When Greece joined the eurozone in 2001, it misreported its real level of public borrowing in order to meet the entry guidelines. It got access to cheap capital, because the euro offered  much lower interest rates than the drachma. Money poured into the country and wages, particularly in the public sector, rose significantly, although at the same time tax evasion and corruption were endemic.

In 2009, newly elected Prime Minister George Papandeou revised the budget deficit figures, implying that his predecessors had "cooked the books." Greece's credit ratings started to slide. In the same year, the Greek government estimated the size of the black market, the untaxed economy, to be about 30 percent of the declared economy.

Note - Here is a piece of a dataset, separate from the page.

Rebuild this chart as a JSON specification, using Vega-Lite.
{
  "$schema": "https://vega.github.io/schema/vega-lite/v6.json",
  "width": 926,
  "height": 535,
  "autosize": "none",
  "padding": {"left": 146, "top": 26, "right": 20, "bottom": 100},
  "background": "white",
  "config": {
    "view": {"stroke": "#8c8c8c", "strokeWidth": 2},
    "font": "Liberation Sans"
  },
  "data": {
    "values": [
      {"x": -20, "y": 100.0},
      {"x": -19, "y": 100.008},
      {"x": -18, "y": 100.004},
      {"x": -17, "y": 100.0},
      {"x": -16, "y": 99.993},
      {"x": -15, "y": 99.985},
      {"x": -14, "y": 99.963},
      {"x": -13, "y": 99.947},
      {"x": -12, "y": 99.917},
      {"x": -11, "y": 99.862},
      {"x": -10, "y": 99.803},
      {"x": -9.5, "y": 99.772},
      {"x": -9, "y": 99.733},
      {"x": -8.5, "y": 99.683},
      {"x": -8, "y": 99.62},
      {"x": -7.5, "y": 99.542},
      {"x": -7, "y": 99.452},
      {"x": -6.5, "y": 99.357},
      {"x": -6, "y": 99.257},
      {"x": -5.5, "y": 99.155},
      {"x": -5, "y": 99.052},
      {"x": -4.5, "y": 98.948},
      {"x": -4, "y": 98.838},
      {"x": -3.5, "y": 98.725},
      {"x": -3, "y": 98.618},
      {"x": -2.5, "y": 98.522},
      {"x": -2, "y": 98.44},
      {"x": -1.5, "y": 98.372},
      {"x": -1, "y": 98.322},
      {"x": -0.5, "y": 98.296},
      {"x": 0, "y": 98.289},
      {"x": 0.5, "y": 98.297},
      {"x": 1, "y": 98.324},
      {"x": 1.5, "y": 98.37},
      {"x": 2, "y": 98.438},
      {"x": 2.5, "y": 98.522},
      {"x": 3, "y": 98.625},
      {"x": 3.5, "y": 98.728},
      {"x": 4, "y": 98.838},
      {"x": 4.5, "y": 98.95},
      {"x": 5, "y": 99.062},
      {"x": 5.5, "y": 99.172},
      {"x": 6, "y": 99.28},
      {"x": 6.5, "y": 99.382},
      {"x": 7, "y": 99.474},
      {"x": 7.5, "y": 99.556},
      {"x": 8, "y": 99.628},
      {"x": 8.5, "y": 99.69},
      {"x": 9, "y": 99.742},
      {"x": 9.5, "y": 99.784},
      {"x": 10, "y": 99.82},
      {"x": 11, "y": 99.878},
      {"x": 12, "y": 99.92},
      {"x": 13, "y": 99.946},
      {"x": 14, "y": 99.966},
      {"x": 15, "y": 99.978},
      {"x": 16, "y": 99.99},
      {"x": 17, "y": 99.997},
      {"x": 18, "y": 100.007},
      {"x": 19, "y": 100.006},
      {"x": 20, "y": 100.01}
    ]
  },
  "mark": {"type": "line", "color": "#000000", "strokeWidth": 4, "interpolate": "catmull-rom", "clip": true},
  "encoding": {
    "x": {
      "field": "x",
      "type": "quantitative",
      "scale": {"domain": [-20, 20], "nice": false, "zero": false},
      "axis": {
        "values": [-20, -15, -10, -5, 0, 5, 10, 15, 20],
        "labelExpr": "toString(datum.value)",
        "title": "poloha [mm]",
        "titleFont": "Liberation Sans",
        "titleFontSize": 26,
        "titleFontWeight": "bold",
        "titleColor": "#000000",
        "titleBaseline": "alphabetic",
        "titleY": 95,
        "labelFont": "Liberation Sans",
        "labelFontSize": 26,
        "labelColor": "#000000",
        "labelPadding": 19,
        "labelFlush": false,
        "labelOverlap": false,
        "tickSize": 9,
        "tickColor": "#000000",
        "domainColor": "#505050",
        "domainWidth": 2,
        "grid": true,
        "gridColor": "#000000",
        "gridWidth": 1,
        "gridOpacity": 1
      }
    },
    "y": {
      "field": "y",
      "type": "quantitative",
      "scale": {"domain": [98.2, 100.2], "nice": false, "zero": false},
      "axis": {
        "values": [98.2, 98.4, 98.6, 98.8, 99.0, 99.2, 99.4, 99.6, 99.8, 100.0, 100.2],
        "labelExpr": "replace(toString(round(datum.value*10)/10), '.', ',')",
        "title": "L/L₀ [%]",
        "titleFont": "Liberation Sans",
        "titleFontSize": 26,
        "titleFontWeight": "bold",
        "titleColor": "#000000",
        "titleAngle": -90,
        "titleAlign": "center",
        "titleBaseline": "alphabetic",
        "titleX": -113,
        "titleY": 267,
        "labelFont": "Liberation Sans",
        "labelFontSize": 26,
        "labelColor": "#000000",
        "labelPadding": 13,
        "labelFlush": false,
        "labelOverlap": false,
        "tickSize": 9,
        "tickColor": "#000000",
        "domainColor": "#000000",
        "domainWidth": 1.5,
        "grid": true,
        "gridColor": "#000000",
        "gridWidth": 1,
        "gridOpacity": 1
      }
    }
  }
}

In 2010 Greece’s debt rating was lowered to “junk” status and the interest rates on Greek bonds rose to a level that made borrowing unsustainable, requiring Greece to seek international help from the European Union and International Monetary Fund. The country was told that it had to undergo severe budget cuts and tough austerity measures – a cure, some critics say, that has become part of the problem.

“Greece is trying to massively reduce its public borrowing without anything to offset these measures, like [devaluing] the currency,” says Simon Tilford, Chief Economist at the London-based Centre for European Reform. “So the cuts in spending become self-defeating because the economy is contracting faster than they can implement cuts.”

Could Greece go bankrupt?

In a sense, it already has. “Under no plausible scenario could Greece service its public, and, for that matter, its private debts,” says Mr. Tilford. “It is fair to say that, yes, Greece is insolvent.”

For months now, the Greek government has been negotiating with its private creditors about the size of a "haircut," a debt forgiveness that the EU, the European Central Bank (ECB) and the IMF have demanded before they give more financial aid to Athens. A restructuring of Greek debt – the deal negotiated at the moment foresees a write-off of about 70 percent – amounts to what is referred to as an orderly default.

But the deal hasn’t been finalized yet. Some private banks and hedge funds oppose it, possibly in hopes of getting back a larger share by holding out or on cashing credit default swaps, insurance policies against default.

On March 20, Greece needs to pay back €14.5 billion ($19.1 billion). If it does not get fresh money until then, it will have to declare bankruptcy – a “messy” default.